Whale Watching In Baja California, Mexico. Experience Grey Whales Off Baja
Photo.- Bruce Herman
By whalewatchingbaja
Every winter more than 20,000 California grey whales (Eschrichtius robustus) migrate 6,000 miles from their summer feeding grounds in the cold waters of the Bering and Chukchi Seas to the warm waters in the lagoons off Baja California's central Pacific coast. From December through March, three lagoons provide the California Grey Whale with protected waters for breeding and calving.

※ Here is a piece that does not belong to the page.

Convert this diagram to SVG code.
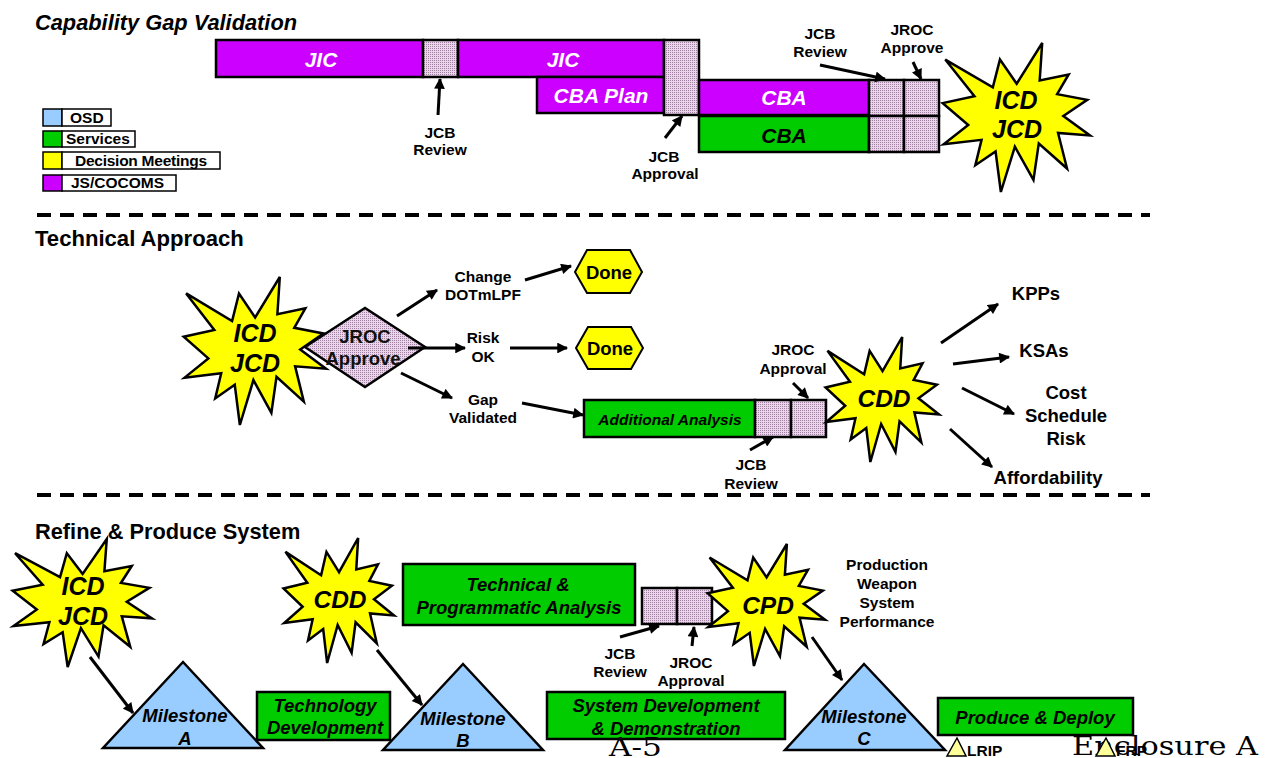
<svg xmlns="http://www.w3.org/2000/svg" xmlns:xlink="http://www.w3.org/1999/xlink" width="1270" height="758" viewBox="0 0 1270 758">
<defs>
<pattern id="hatch" width="2" height="2" patternUnits="userSpaceOnUse"><rect width="2" height="2" fill="#EBD5EB"/><rect width="1" height="1" fill="#A080A0"/></pattern>
<path id="seal" vector-effect="non-scaling-stroke" d="M109.01,59.05 L84.58,23.99 L74.17,64.25 L4.76,23.99 L47.32,77.22 L1.06,87.18 L38.28,118.8 L2.43,146.89 L57.72,140.41 L48.68,177.19 L78.19,157.3 L85.9,216 L106.37,150.38 L133.49,198.4 L141.25,145.61 L182.48,181.95 L169.38,130.44 L216,133.93 L177.1,105.79 L211.98,82.42 L168.06,74.17 L184.82,45.6 L142.57,54.29 L146.23,0 Z"/>
<marker id="ah" viewBox="0 0 10 10" refX="9" refY="5" markerWidth="4" markerHeight="3.6" orient="auto" markerUnits="strokeWidth"><path d="M0,0 L10,5 L0,10 Z" fill="#000"/></marker>
</defs>
<style>
.bx{stroke:#000;stroke-width:2.5}
.pu{fill:#CC00FF}.gr{fill:#00CC00}.bl{fill:#99CCFF}.ye{fill:#FFFF00}.ht{fill:url(#hatch)}
.seal{fill:#FFFF00;stroke:#000;stroke-width:2.5;stroke-linejoin:miter}
.ar{stroke:#000;stroke-width:3;fill:none;marker-end:url(#ah)}
text{font-family:"Liberation Sans",Arial,sans-serif;font-weight:bold;text-anchor:middle;fill:#000}
.t{font-size:15.5px}
.h{font-size:21.8px;text-anchor:start}
.bi{font-style:italic;font-size:21px}
.w{fill:#fff}
.st{font-style:italic;font-size:25px}
.ib{font-style:italic;font-size:18.5px}
.lg{font-size:15.5px;text-anchor:start}
.rg{font-size:18.5px;fill:#111}
.big{font-size:18.5px}
.ser{font-family:"DejaVu Serif","Liberation Serif",serif;font-weight:normal;font-size:26px;text-anchor:start}
.dash{stroke:#000;stroke-width:4;stroke-dasharray:14 9;fill:none}
.lgb{stroke:#000;stroke-width:1.5}
</style>

<!-- section titles and separators -->
<text class="h" x="35" y="30" font-style="italic">Capability Gap Validation</text>
<text class="h" x="35" y="246" style="font-size:22.1px">Technical Approach</text>
<text class="h" x="35" y="539">Refine &amp; Produce System</text>
<line class="dash" x1="37" y1="215" x2="1150" y2="215"/>
<line class="dash" x1="37" y1="495" x2="1150" y2="495"/>

<!-- legend -->
<g id="legend">
<rect class="bl lgb" x="43" y="109" width="19" height="17"/><rect class="lgb" fill="#fff" x="62" y="109" width="49" height="17"/><text class="lg" x="70" y="123">OSD</text>
<rect class="gr lgb" x="43" y="131" width="19" height="16"/><rect class="lgb" fill="#fff" x="62" y="131" width="73" height="16"/><text class="lg" x="66" y="144">Services</text>
<rect class="ye lgb" x="43" y="152" width="19" height="17"/><rect class="lgb" fill="#fff" x="62" y="152" width="158" height="17"/><text class="lg" x="75" y="166" textLength="132">Decision Meetings</text>
<rect class="pu lgb" x="43" y="175" width="19" height="16"/><rect class="lgb" fill="#fff" x="62" y="175" width="114" height="16"/><text class="lg" x="71" y="188">JS/COCOMS</text>
</g>

<!-- top section nodes -->
<g id="jic1"><rect class="pu bx" x="216" y="40" width="207" height="37"/><text class="bi w" x="321" y="66.5">JIC</text></g>
<g id="jcb1"><rect class="ht bx" x="423" y="40" width="35" height="37"/></g>
<g id="jic2"><rect class="pu bx" x="458" y="40" width="206" height="37"/><text class="bi w" x="563" y="66.5">JIC</text></g>
<g id="cbaplan"><rect class="pu bx" x="537" y="77" width="127" height="36"/><text class="bi w" x="601" y="102.5">CBA Plan</text></g>
<g id="jcb2"><rect class="ht bx" x="664" y="40" width="35" height="75"/></g>
<g id="cba1"><rect class="pu bx" x="699" y="80" width="170" height="35"/><text class="bi w" x="784" y="105">CBA</text></g>
<g id="cba2"><rect class="gr bx" x="699" y="116" width="170" height="36"/><text class="bi" x="784" y="142.5">CBA</text></g>
<g id="rev3"><rect class="ht bx" x="869" y="80" width="35" height="36"/><rect class="ht bx" x="869" y="116" width="35" height="36"/></g>
<g id="jroc3"><rect class="ht bx" x="904" y="80" width="35" height="36"/><rect class="ht bx" x="904" y="116" width="35" height="36"/></g>
<g id="star-top"><use href="#seal" class="seal" transform="translate(942,43) scale(0.6852,0.6898)"/><text class="st" x="1016" y="109">ICD</text><text class="st" x="1017" y="138">JCD</text></g>
<g id="top-labels">
<text class="t" x="440" y="137.5">JCB</text><text class="t" x="440" y="155">Review</text>
<text class="t" x="664" y="161.5">JCB</text><text class="t" x="665" y="179">Approval</text>
<text class="t" x="820" y="39">JCB</text><text class="t" x="820" y="57">Review</text>
<text class="t" x="912" y="35">JROC</text><text class="t" x="912" y="53">Approve</text>
</g>

<!-- middle section nodes -->
<g id="star-mid"><use href="#seal" class="seal" transform="translate(183,277) scale(0.662,0.6852)"/><text class="st" x="255" y="342">ICD</text><text class="st" x="255" y="372">JCD</text></g>
<g id="jroc-approve"><polygon class="ht" stroke="#000" stroke-width="2.5" points="305,347 365,308 425,347 365,387"/><text class="rg" x="365" y="343">JROC</text><text class="rg" x="363" y="365">Approve</text></g>
<g id="done1"><polygon class="ye" stroke="#000" stroke-width="2" points="575,272 587,250 630,250 642,272 630,293 587,293"/><text class="rg" x="609" y="279" style="fill:#000">Done</text></g>
<g id="done2"><polygon class="ye" stroke="#000" stroke-width="2" points="576,348 588,327 631,327 643,348 631,369 588,369"/><text class="rg" x="610" y="355" style="fill:#000">Done</text></g>
<g id="addl"><rect class="gr bx" x="584" y="400" width="171" height="37"/><text class="ib" x="670" y="425" style="font-size:15.5px">Additional Analysis</text></g>
<g id="mid-boxes"><rect class="ht bx" x="755" y="400" width="36" height="37"/><rect class="ht bx" x="791" y="400" width="35" height="37"/></g>
<g id="star-cdd"><use href="#seal" class="seal" transform="translate(825,337) scale(0.5278,0.5787)"/><text class="st" x="884" y="407" style="font-size:24.5px">CDD</text></g>
<g id="mid-labels">
<text class="t" x="483" y="281.5">Change</text><text class="t" x="483" y="300">DOTmLPF</text>
<text class="t" x="483" y="343">Risk</text><text class="t" x="483" y="362">OK</text>
<text class="t" x="483" y="405">Gap</text><text class="t" x="483" y="423">Validated</text>
<text class="t" x="793" y="355">JROC</text><text class="t" x="793" y="374">Approval</text>
<text class="t" x="751" y="470">JCB</text><text class="t" x="751" y="489">Review</text>
<text class="big" x="1036" y="300">KPPs</text>
<text class="big" x="1044" y="357">KSAs</text>
<text class="big" x="1066" y="399">Cost</text><text class="big" x="1066" y="422">Schedule</text><text class="big" x="1066" y="445">Risk</text>
<text class="big" x="1048" y="484">Affordability</text>
</g>

<!-- bottom section nodes -->
<g id="star-icd-b"><use href="#seal" class="seal" transform="translate(12,539) scale(0.6481,0.5926)"/><text class="st" x="83" y="595">ICD</text><text class="st" x="83" y="625">JCD</text></g>
<g id="star-cdd-b"><use href="#seal" class="seal" transform="translate(283,538) scale(0.5139,0.5787)"/><text class="st" x="340" y="608" style="font-size:24.5px">CDD</text></g>
<g id="tpa"><rect class="gr bx" x="403" y="564" width="232" height="61"/><text class="ib" x="518" y="591">Technical &amp;</text><text class="ib" x="519" y="614">Programmatic Analysis</text></g>
<g id="bot-boxes"><rect class="ht bx" x="642" y="588" width="35" height="36"/><rect class="ht bx" x="677" y="588" width="35" height="36"/></g>
<g id="star-cpd"><use href="#seal" class="seal" transform="translate(707,544) scale(0.5463,0.5648)"/><text class="st" x="768" y="614" style="font-size:24.5px">CPD</text></g>
<g id="msA"><polygon class="bl" stroke="#000" stroke-width="2.5" points="183,662 103,748 263,748"/><text class="ib" x="185" y="722">Milestone</text><text class="ib" x="185" y="745">A</text></g>
<g id="techdev"><rect class="gr bx" x="257" y="692" width="133" height="48"/><text class="ib" x="325" y="712">Technology</text><text class="ib" x="325" y="734">Development</text></g>
<g id="msB"><polygon class="bl" stroke="#000" stroke-width="2.5" points="463,664 383,750 543,750"/><text class="ib" x="463" y="725">Milestone</text><text class="ib" x="463" y="747">B</text></g>
<g id="sdd"><rect class="gr bx" x="547" y="692" width="238" height="47"/><text class="ib" x="666" y="712">System Development</text><text class="ib" x="666" y="735">&amp; Demonstration</text></g>
<g id="msC"><polygon class="bl" stroke="#000" stroke-width="2.5" points="864,664 785,750 945,750"/><text class="ib" x="864" y="723">Milestone</text><text class="ib" x="864" y="745">C</text></g>
<g id="pd"><rect class="gr bx" x="938" y="698" width="195" height="37"/><text class="ib" x="1035" y="724">Produce &amp; Deploy</text></g>
<text class="ser" x="609" y="756" textLength="53" lengthAdjust="spacingAndGlyphs">A-5</text>
<text class="ser" x="1072" y="755" textLength="186" lengthAdjust="spacingAndGlyphs">Enclosure A</text>
<g id="lrip"><polygon fill="#FFFF99" stroke="#000" stroke-width="1.5" points="957,738 947,756 966,756"/><text class="t" x="967" y="756" style="text-anchor:start">LRIP</text></g>
<g id="frp"><polygon fill="#FFFF99" stroke="#000" stroke-width="1.5" points="1106,738 1096,756 1115,756"/><text class="t" x="1116" y="756" style="text-anchor:start">FRP</text></g>
<g id="bot-labels">
<text class="t" x="620" y="659">JCB</text><text class="t" x="620" y="677">Review</text>
<text class="t" x="691" y="668">JROC</text><text class="t" x="691" y="686">Approval</text>
<text class="t" x="887" y="570">Production</text><text class="t" x="887" y="589">Weapon</text><text class="t" x="887" y="608">System</text><text class="t" x="887" y="627">Performance</text>
</g>

<!-- connectors -->
<g id="connectors">
<line class="ar" x1="438" y1="115" x2="440" y2="79"/>
<line class="ar" x1="665" y1="138" x2="682" y2="116"/>
<line class="ar" x1="820" y1="65" x2="885" y2="79"/>
<line class="ar" x1="913" y1="62" x2="921" y2="79"/>
<line class="ar" x1="397" y1="316" x2="437" y2="290"/>
<line class="ar" x1="525" y1="280" x2="571" y2="266"/>
<line class="ar" x1="408" y1="348" x2="465" y2="348"/>
<line class="ar" x1="510" y1="348" x2="567" y2="348"/>
<line class="ar" x1="401" y1="373" x2="452" y2="398"/>
<line class="ar" x1="522" y1="403" x2="583" y2="415"/>
<line class="ar" x1="793" y1="383" x2="808" y2="398"/>
<line class="ar" x1="750" y1="450" x2="773" y2="437"/>
<line class="ar" x1="941" y1="343" x2="998" y2="304"/>
<line class="ar" x1="953" y1="364" x2="1009" y2="357"/>
<line class="ar" x1="962" y1="388" x2="1014" y2="414"/>
<line class="ar" x1="950" y1="429" x2="992" y2="467"/>
<line class="ar" x1="90" y1="657" x2="133" y2="713"/>
<line class="ar" x1="377" y1="650" x2="422" y2="705"/>
<line class="ar" x1="620" y1="637" x2="659" y2="626"/>
<line class="ar" x1="692" y1="646" x2="694" y2="627"/>
<line class="ar" x1="812" y1="637" x2="842" y2="680"/>
</g>
</svg>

Grey whales have gathered in Baja for centuries where they winter, procreate and give birth to their young before heading north to their Arctic feeding grounds. Although some Greys go all the way south to Magdalena Bay, most stop halfway down the Baja Peninsula, in or near the Guerrero Negro, Ojo de Liebre and San Ignacio lagoons within the Vizcaino reserve.
Whale watching in Baja has become a major part of the Mexican tourist industry. Fortunately, female Greys mate one year and give birth the next, assuring that the lagoons are filled each winter with calves and with males breaching in courtship displays. It is also common to encounter friendly whales that approach close to the tour boats.
Historically, these lagoons have not always provided a safe environment for the adult whales to engage in courtship and breeding as hunters decimated the population a century ago. The Pacific Grey Whale was by then an endangered species. Mexico was one of the first nations to call for the protection of whales in the 1930s, and created the world's first whale sanctuary at San Ignacio Lagoon in 1954. The scope of protection for the whales and the size of the protected area expanded over the years, culminating in the creation of the biosphere reserve called El Vizcaino.
Whale watching activity within this area is now carefully regulated, yet still offers tourists some of the world's best opportunities and the closest encounters with these magnificent creatures.